Irish foreign minister hails talks over bid to rescue power-sharing
IRISH FOREIGN minister Simon Coveney and Karen Bradley will meet again next week in the hope of making progress on the powersharing deadlock.
Mr Coveney, who flew into London from a visit to the Middle East to meet the newly appointed Northern Ireland Secretary, said the talks had been “very good” and he expected they were “going to work very well together”.
The Irish deputy prime minister said there remained “significant challenges” but both governments wanted to find a way to resolve the stand-off.
He said yesterday: “Everybody knows that there are time constraints in terms of the work that we need to do but also I think everybody agrees that we want devolved government again in Northern Ireland.”
The meeting came after a week where political relations in Northern Ireland were further strained, this time by controversies around the 1976 Kingsmill massacre in south Armagh.

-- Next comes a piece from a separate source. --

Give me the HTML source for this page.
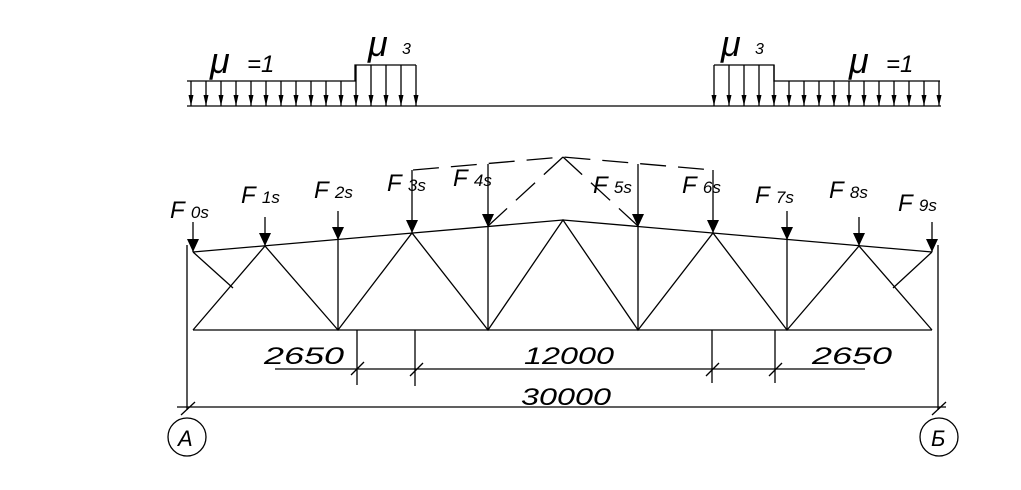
<!DOCTYPE html>
<html><head><meta charset="utf-8"><style>html,body{margin:0;padding:0;background:#fff}svg{display:block}
text{font-family:"Liberation Sans",sans-serif;font-style:italic;fill:#000}</style></head><body>
<svg width="1021" height="490" viewBox="0 0 1021 490" xmlns="http://www.w3.org/2000/svg">
<defs>
<marker id="a" markerUnits="userSpaceOnUse" markerWidth="12" markerHeight="10" refX="11" refY="5" orient="auto" viewBox="0 0 12 10"><path d="M0 2.5 L0 7.5 L11 5 Z" fill="#000"/></marker>
<marker id="b" markerUnits="userSpaceOnUse" markerWidth="14" markerHeight="12" refX="13" refY="6" orient="auto" viewBox="0 0 14 12"><path d="M0 0 L0 12 L13 6 Z" fill="#000"/></marker>
</defs>
<g stroke="#000" stroke-width="1.3" fill="none">
<line x1="187" y1="106" x2="941" y2="106"/>
<polyline points="187,81 355,81 355,65 416,65"/>
<polyline points="714,65 774,65 774,81 940,81"/>
<g marker-end="url(#a)">
<line x1="191" y1="81" x2="191" y2="106"/><line x1="206" y1="81" x2="206" y2="106"/><line x1="221" y1="81" x2="221" y2="106"/><line x1="236" y1="81" x2="236" y2="106"/><line x1="251" y1="81" x2="251" y2="106"/><line x1="266" y1="81" x2="266" y2="106"/><line x1="281" y1="81" x2="281" y2="106"/><line x1="296" y1="81" x2="296" y2="106"/><line x1="311" y1="81" x2="311" y2="106"/><line x1="326" y1="81" x2="326" y2="106"/><line x1="341" y1="81" x2="341" y2="106"/><line x1="356" y1="65" x2="356" y2="106"/><line x1="371" y1="65" x2="371" y2="106"/><line x1="386" y1="65" x2="386" y2="106"/><line x1="401" y1="65" x2="401" y2="106"/><line x1="416" y1="65" x2="416" y2="106"/>
<line x1="714" y1="65" x2="714" y2="106"/><line x1="729" y1="65" x2="729" y2="106"/><line x1="744" y1="65" x2="744" y2="106"/><line x1="759" y1="65" x2="759" y2="106"/><line x1="774" y1="65" x2="774" y2="106"/><line x1="789" y1="81" x2="789" y2="106"/><line x1="804" y1="81" x2="804" y2="106"/><line x1="819" y1="81" x2="819" y2="106"/><line x1="834" y1="81" x2="834" y2="106"/><line x1="849" y1="81" x2="849" y2="106"/><line x1="864" y1="81" x2="864" y2="106"/><line x1="879" y1="81" x2="879" y2="106"/><line x1="894" y1="81" x2="894" y2="106"/><line x1="909" y1="81" x2="909" y2="106"/><line x1="924" y1="81" x2="924" y2="106"/><line x1="939" y1="81" x2="939" y2="106"/>
</g>
<polyline points="193,252 563,220 932,252"/>
<line x1="193" y1="330" x2="932" y2="330"/>
<line x1="187" y1="245" x2="187" y2="410"/>
<line x1="938" y1="245" x2="938" y2="410"/>
<polyline points="193,330 265,246 338,330 412,233 488,330 563,220 638,330 713,233 787,330 859,246 932,330"/>
<line x1="338" y1="240" x2="338" y2="330"/><line x1="488" y1="227" x2="488" y2="330"/>
<line x1="638" y1="227" x2="638" y2="330"/><line x1="787" y1="240" x2="787" y2="330"/>
<line x1="193" y1="252" x2="233" y2="288"/><line x1="932" y1="252" x2="893" y2="288"/>
<g stroke-dasharray="26,12">
<polyline points="413,170 563,157 713,170"/>
<line x1="563" y1="157" x2="488" y2="226"/>
<line x1="563" y1="157" x2="638" y2="226"/>
</g>
<g marker-end="url(#b)">
<line x1="193" y1="222" x2="193" y2="252"/><line x1="265" y1="217" x2="265" y2="246"/><line x1="338" y1="211" x2="338" y2="240"/><line x1="412" y1="170" x2="412" y2="233"/><line x1="488" y1="164" x2="488" y2="227"/>
<line x1="638" y1="164" x2="638" y2="227"/><line x1="713" y1="170" x2="713" y2="233"/><line x1="787" y1="211" x2="787" y2="240"/><line x1="859" y1="217" x2="859" y2="246"/><line x1="932" y1="222" x2="932" y2="252"/>
</g>
<line x1="275" y1="369" x2="865" y2="369"/>
<line x1="357" y1="330" x2="357" y2="385"/><line x1="415" y1="330" x2="415" y2="386"/>
<line x1="712" y1="330" x2="712" y2="383"/><line x1="775" y1="330" x2="775" y2="383"/>
<line x1="351" y1="375" x2="364" y2="362"/><line x1="410" y1="376" x2="423" y2="363"/>
<line x1="706" y1="376" x2="719" y2="363"/><line x1="769" y1="376" x2="782" y2="363"/>
<line x1="177" y1="407" x2="946" y2="407"/>
<line x1="181" y1="415" x2="195" y2="402"/><line x1="932" y1="415" x2="946" y2="402"/>
<circle cx="187" cy="437" r="19"/><circle cx="939" cy="437" r="19"/>
</g>
<g font-size="24">
<text x="210" y="73" font-size="36">μ</text><text x="247" y="72" font-size="24">=1</text>
<text x="368" y="56" font-size="36">μ</text><text x="402" y="54" font-size="16">3</text>
<text x="721" y="56" font-size="36">μ</text><text x="755" y="54" font-size="16">3</text>
<text x="849" y="73" font-size="36">μ</text><text x="886" y="72" font-size="24">=1</text>
<text x="170" y="218">F <tspan font-size="17">0s</tspan></text>
<text x="241" y="203">F <tspan font-size="17">1s</tspan></text>
<text x="314" y="198">F <tspan font-size="17">2s</tspan></text>
<text x="387" y="191">F <tspan font-size="17">3s</tspan></text>
<text x="453" y="186">F <tspan font-size="17">4s</tspan></text>
<text x="593" y="193">F <tspan font-size="17">5s</tspan></text>
<text x="682" y="193">F <tspan font-size="17">6s</tspan></text>
<text x="755" y="203">F <tspan font-size="17">7s</tspan></text>
<text x="829" y="198">F <tspan font-size="17">8s</tspan></text>
<text x="898" y="211">F <tspan font-size="17">9s</tspan></text>
</g>
<g font-size="24">
<text x="264" y="364" textLength="80" lengthAdjust="spacingAndGlyphs">2650</text>
<text x="524" y="364" textLength="90" lengthAdjust="spacingAndGlyphs">12000</text>
<text x="812" y="364" textLength="80" lengthAdjust="spacingAndGlyphs">2650</text>
<text x="521" y="405" textLength="90" lengthAdjust="spacingAndGlyphs">30000</text>
<text x="178" y="446" font-size="22">A</text>
<text x="931" y="446" font-size="22">Б</text>
</g>
</svg>
</body></html>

Mr Coveney attacked the “really, really stupid and insensitive” actions of Sinn Fein MP Barry McElduff, who posted a social media video of him with a Kingsmill branded loaf on his head on the anniversary of an atrocity that saw republican paramilitaries shoot dead ten Protestant workmen. Mr McElduff, who apologised and insisted the video was not a reference to the massacre, was suspended by Sinn Fein for three months.
Unionists reacted angrily, both to the post and the extent of Sinn Fein’s punishment, and the incident appeared to further reduce the already bleak prospects of a deal to restore power-sharing.
The situation was exacerbated on Wednesday when a number of unionist politicians retweeted a graphic satirical cartoon.